The ritual of a boat christening ceremony ensures that a new boat name is accepted by nautical gods of the sea. Legend says without one, a boat will be unlucky.
Since the beginning of time, sailors have believed that there are lucky vessels and unlucky vessels. The unluckiest vessels are those that have changed their boat name.
Of course if you just bought a used boat and you are not too found of “Lazy Dog” emblazoned on the stern, you’ll want to rename your boat with a new name that is more personal or more fitting for your boating lifestyle. (seriously, the first boat we bought was named Lazy Dog – it had to go!)
According to legend, changing a boat name without a proper boat renaming ceremony to appease the gods of the sea will result in devastating consequences for the life of the boat. The ritual of a boat christening ceremony will help to avoid the wrath of the gods of the sea.
Origin of Boat Renaming and Boat Christening Ritual
In ancient mythology days, it was widely believed that a Roman king of the sea, Neptune, and a Greek ruler of the sea, Poseidon, lived on the floor of the ocean in palaces. These gods of the sea would assure safe passage over the Seven Seas to all sailors that followed their doctrine and respected their protocols.
Neptune and Poseidon are said to maintain a “Ledger of the Deep” that records the name of every seagoing vessel by name. Changing the name of a boat is said to be disrespectful to the sea gods.
Boaters that fail to undergo a proper boat name christening ceremony will be faced with the wrath of Neptune or Poseidon. A series of mysterious misfortunes would result from disrespecting the gods, such as:
- Long periods of foul weather
- Fires down below
- Personal injuries or accidents
- Collisions at sea
- Sinking of a ship
Highlights of a Boat Renaming Ceremony
The ritual of a renaming ceremony for a new boat name is intended to purge the old boat name from the Ledger of the Deep and from the memory of Poseidon and Neptune. Legend says that the unluckiest ships are those who have defied the nautical gods by changing their names improperly.
There are five necessary steps in the important ceremony of renaming a boat:
- Invocation and blessing. Call upon the gods of the sea to favor the vessel with their blessing.

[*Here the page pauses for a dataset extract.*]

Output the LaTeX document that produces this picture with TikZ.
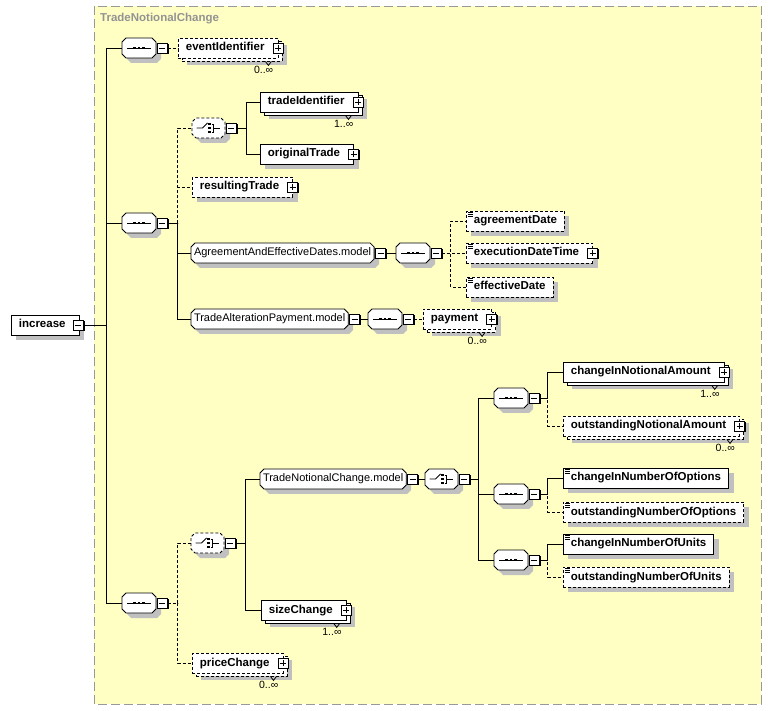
\documentclass[tikz,border=0pt]{standalone}
\usepackage{fontspec}
\setmainfont{Liberation Sans}
\usetikzlibrary{shadows}
\definecolor{groupbg}{RGB}{255,255,196}
\definecolor{shadowgray}{RGB}{192,192,192}
\newdimen\octxa \newdimen\octxb \newdimen\octxc \newdimen\octxd
\newdimen\octya \newdimen\octyb \newdimen\octyc \newdimen\octyd
\makeatletter
\pgfdeclareshape{octbox}{
  \inheritsavedanchors[from=rectangle]
  \inheritanchorborder[from=rectangle]
  \inheritanchor[from=rectangle]{center}
  \inheritanchor[from=rectangle]{north}
  \inheritanchor[from=rectangle]{south}
  \inheritanchor[from=rectangle]{east}
  \inheritanchor[from=rectangle]{west}
  \inheritanchor[from=rectangle]{north east}
  \inheritanchor[from=rectangle]{north west}
  \inheritanchor[from=rectangle]{south east}
  \inheritanchor[from=rectangle]{south west}
  \inheritanchor[from=rectangle]{text}
  \inheritanchor[from=rectangle]{base}
  \inheritanchor[from=rectangle]{mid}
  \backgroundpath{%
    \southwest \octxa=\pgf@x \octya=\pgf@y
    \northeast \octxb=\pgf@x \octyb=\pgf@y
    \octxc=\octxa \advance\octxc by 4pt
    \octxd=\octxb \advance\octxd by -4pt
    \octyc=\octya \advance\octyc by 4pt
    \octyd=\octyb \advance\octyd by -4pt
    \pgfpathmoveto{\pgfqpoint{\octxc}{\octya}}%
    \pgfpathlineto{\pgfqpoint{\octxd}{\octya}}%
    \pgfpathlineto{\pgfqpoint{\octxb}{\octyc}}%
    \pgfpathlineto{\pgfqpoint{\octxb}{\octyd}}%
    \pgfpathlineto{\pgfqpoint{\octxd}{\octyb}}%
    \pgfpathlineto{\pgfqpoint{\octxc}{\octyb}}%
    \pgfpathlineto{\pgfqpoint{\octxa}{\octyd}}%
    \pgfpathlineto{\pgfqpoint{\octxa}{\octyc}}%
    \pgfpathclose
  }
}
\makeatother
\def\PB#1{\node[plusbox] (#1p) at ([xshift=-0.5pt]#1.east) {};}
\def\MB#1{\node[minusbox,anchor=west] (#1m) at ([xshift=1pt]#1.east) {};}
\def\MX#1{\node[minusbox] (#1m) at ([xshift=-1pt]#1.east) {};}
\def\OC#1#2{\draw[line width=0.8pt] ([shift={(-13,3)}]#1.south east) -- ++(3,4) -- ++(3,-4);
  \node[occ,anchor=north east] (#1o) at ([shift={(-5,8)}]#1.south east) {#2};}
\tikzset{
  conn/.style={line width=0.8pt},
  opt/.style={dash pattern=on 3pt off 2pt},
  shade/.style={general shadow={fill=shadowgray,shadow xshift=5pt,shadow yshift=-5pt}},
  stack/.style={general shadow={fill=shadowgray,shadow xshift=9pt,shadow yshift=-7pt},
    general shadow={fill=white,draw=black,shadow xshift=4pt,shadow yshift=-3pt}},
  elem/.style={draw,fill=white,line width=0.8pt,rectangle,inner xsep=7.5pt,inner ysep=0pt,
    minimum height=20pt,text height=8.5pt,text depth=2.5pt,
    font=\bfseries\fontsize{11.5}{13}\selectfont},
  kids/.style={execute at end node={\hspace{6pt}}},
  simple/.style={path picture={\foreach \k in {1,3,5}
    \draw[black,solid,line width=0.6pt] ([shift={(2,\k)}]path picture bounding box.north west) -- ++(5,0);}},
  oct/.style={octbox,draw,fill=white,line width=0.8pt,outer sep=0pt,shade},
  model/.style={oct,inner xsep=3pt,inner ysep=0pt,minimum height=20pt,text height=8pt,text depth=2.5pt,
    font=\fontsize{11}{13}\selectfont},
  seq/.style={oct,minimum width=34pt,minimum height=20pt,inner sep=0pt,
    path picture={\draw[black,solid,line width=0.9pt] ([xshift=-12pt]path picture bounding box.center)
      -- ([xshift=12pt]path picture bounding box.center);
      \foreach \d in {-4.5,0,4.5} \fill[black] ([xshift=\d pt]path picture bounding box.center) +(-1.2,-1.4) rectangle +(1.2,1.4);}},
  choice/.style={oct,minimum width=33pt,minimum height=20pt,inner sep=0pt,
    path picture={\coordinate (cc) at (path picture bounding box.center);
      \draw[black,solid,line width=0.9pt] ([xshift=-12pt]cc) -- ([xshift=-6pt]cc) -- ([shift={(-1,-5)}]cc);
      \foreach \d in {-4,0,4} \fill[black] ([shift={(1,\d)}]cc) +(-1.2,-1.2) rectangle +(1.2,1.2);
      \draw[black,solid,line width=0.8pt] ([shift={(3,-4)}]cc) -- ([shift={(5,-4)}]cc) -- ([shift={(5,4)}]cc) -- ([shift={(3,4)}]cc)
        ([xshift=5pt]cc) -- ([xshift=11pt]cc);}},
  pmbox/.style={draw,solid,fill=white,line width=0.8pt,minimum size=10pt,inner sep=0pt,
    general shadow={fill=black,shadow xshift=1.2pt,shadow yshift=-1.2pt}},
  minusbox/.style={pmbox,path picture={\draw[black,line width=0.8pt] ([xshift=-3pt]path picture bounding box.center)
    -- ([xshift=3pt]path picture bounding box.center);}},
  plusbox/.style={pmbox,path picture={\draw[black,line width=0.8pt] ([xshift=-3pt]path picture bounding box.center)
    -- ([xshift=3pt]path picture bounding box.center) ([yshift=-3pt]path picture bounding box.center)
    -- ([yshift=3pt]path picture bounding box.center);}},
  occ/.style={inner sep=0pt,font=\fontsize{10.5}{12}\selectfont}
}
\begin{document}
\begin{tikzpicture}[x=1pt,y=-1pt]
\useasboundingbox (0,0) rectangle (772,711);
\draw[gray!80,dash pattern=on 9pt off 4pt,fill=groupbg] (94,6) rectangle (761,704);
\node[anchor=west,inner sep=0pt,text=gray!85,font=\bfseries\fontsize{11.5}{13}\selectfont] (grp) at (100,19) {TradeNotionalChange};

% root
\node[elem,shade,kids,anchor=west] (inc) at (11,325) {increase}; \MX{inc}

% top sequence
\node[seq,anchor=west] (seqA) at (122,48) {}; \MB{seqA}
\node[elem,opt,stack,kids,anchor=west] (evId) at (178,48) {eventIdentifier}; \PB{evId} \OC{evId}{0..∞}

% middle sequence
\node[seq,anchor=west] (seqB) at (122,223) {}; \MB{seqB}
\node[choice,opt,anchor=west] (chA) at (192,128) {}; \MB{chA}
\node[elem,stack,kids,anchor=west] (trId) at (260,102) {tradeIdentifier}; \PB{trId} \OC{trId}{1..∞}
\node[elem,shade,kids,anchor=west] (origTr) at (260,154) {originalTrade}; \PB{origTr}
\node[elem,opt,shade,kids,anchor=west] (resTr) at (192,187) {resultingTrade}; \PB{resTr}
\node[model,anchor=west] (aedMod) at (191,253) {AgreementAndEffectiveDates.model}; \MB{aedMod}
\node[seq,anchor=west] (seqC) at (396,253) {}; \MB{seqC}
\node[elem,opt,shade,simple,anchor=west] (agrDt) at (466,221) {agreementDate};
\node[elem,opt,shade,simple,kids,anchor=west] (exeDt) at (466,253) {executionDateTime}; \PB{exeDt}
\node[elem,opt,shade,simple,anchor=west] (effDt) at (466,287) {effectiveDate};
\node[model,anchor=west] (tapMod) at (191,319) {TradeAlterationPayment.model}; \MB{tapMod}
\node[seq,anchor=west] (seqD) at (368,319) {}; \MB{seqD}
\node[elem,opt,stack,kids,anchor=west] (pay) at (423,319) {payment}; \PB{pay} \OC{pay}{0..∞}

% bottom sequence
\node[seq,anchor=west] (seqE) at (122,603) {}; \MB{seqE}
\node[choice,opt,anchor=west] (chB) at (191,543) {}; \MB{chB}
\node[model,anchor=west] (tncMod) at (260,479) {TradeNotionalChange.model}; \MB{tncMod}
\node[choice,anchor=west] (chC) at (425,479) {}; \MB{chC}
\node[seq,anchor=west] (seqF) at (494,398) {}; \MB{seqF}
\node[elem,stack,kids,anchor=west] (cina) at (563,372) {changeInNotionalAmount}; \PB{cina} \OC{cina}{1..∞}
\node[elem,opt,stack,kids,anchor=west] (ona) at (563,426) {outstandingNotionalAmount}; \PB{ona} \OC{ona}{0..∞}
\node[seq,anchor=west] (seqG) at (494,494) {}; \MB{seqG}
\node[elem,shade,simple,anchor=west] (cino) at (563,478) {changeInNumberOfOptions};
\node[elem,opt,shade,simple,anchor=west] (ono) at (563,512) {outstandingNumberOfOptions};
\node[seq,anchor=west] (seqH) at (494,560) {}; \MB{seqH}
\node[elem,shade,simple,anchor=west] (cinu) at (563,544) {changeInNumberOfUnits};
\node[elem,opt,shade,simple,anchor=west] (onu) at (563,577) {outstandingNumberOfUnits};
\node[elem,stack,kids,anchor=west] (size) at (261,610) {sizeChange}; \PB{size} \OC{size}{1..∞}
\node[elem,opt,stack,kids,anchor=west] (price) at (192,663) {priceChange}; \PB{price} \OC{price}{0..∞}

% connectors
\foreach \k in {seqA,seqB,seqE} \draw[conn] (incm.east) -- ++(23,0) |- (\k.west);
\draw[conn,opt] (seqAm.east) -- (evId.west);
\foreach \k in {chA,resTr} \draw[conn,opt] (seqBm.east) -- ++(10,0) |- (\k.west);
\foreach \k in {aedMod,tapMod} \draw[conn] (seqBm.east) -- ++(10,0) |- (\k.west);
\foreach \k in {trId,origTr} \draw[conn] (chAm.east) -- ++(10,0) |- (\k.west);
\draw[conn] (aedModm.east) -- (seqC.west);
\foreach \k in {agrDt,exeDt,effDt} \draw[conn,opt] (seqCm.east) -- ++(9,0) |- (\k.west);
\draw[conn] (tapModm.east) -- (seqD.west);
\draw[conn,opt] (seqDm.east) -- (pay.west);
\foreach \k in {chB,price} \draw[conn,opt] (seqEm.east) -- ++(10,0) |- (\k.west);
\foreach \k in {tncMod,size} \draw[conn] (chBm.east) -- ++(10,0) |- (\k.west);
\draw[conn] (tncModm.east) -- (chC.west);
\foreach \k in {seqF,seqG,seqH} \draw[conn] (chCm.east) -- ++(9,0) |- (\k.west);
\draw[conn] (seqFm.east) -- ++(8,0) |- (cina.west);
\draw[conn,opt] (seqFm.east) -- ++(8,0) |- (ona.west);
\draw[conn] (seqGm.east) -- ++(8,0) |- (cino.west);
\draw[conn,opt] (seqGm.east) -- ++(8,0) |- (ono.west);
\draw[conn] (seqHm.east) -- ++(8,0) |- (cinu.west);
\draw[conn,opt] (seqHm.east) -- ++(8,0) |- (onu.west);
\end{tikzpicture}
\end{document}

- Expression of gratitude. Offer thanks to the gods for protection of the vessel in the past. Toast the old boat name and prior boat names.
- Supplication and de-naming. Request the nautical gods to erase all records of the previous boat name. All appearances of the boat name is removed from the vessel and an offering of wine is poured into the sea from east to west.
- Rededication and renaming. A rededication to the gods of the sea is made for the vessel’s new name.
- Libation. The remaining wine is shared with the gods and distinguished guests on the bow of the vessel.
During the renaming ceremony red wine is typically used because it symbolizes the blood of a virgin (which used to be sacrificed). Urine is sometimes used in certain cultures to wash away any trace of the old boat name and to clean wounds of the “soul” of the boat that was captured by the new owner.
Sailors may also want to include gods of the wind in their ceremony – Boreas of the North Wind, Zephyrus of the West Wind, Eurus of the East Wind and Notus of the South Wind.
Boat Name Christening Ceremony
After the boat renaming ceremony, a final christening of the new boat name is conducted. The traditional boat christening ceremony involves breaking a bottle of wine or champagne on the bow of a boat. The captain of the vessel then proclaims “I christen thee…” followed by the name of the new boat. By completing a thorough renaming and christening ceremony, the newly named boat will please the nautical gods and once again be protected in the sea.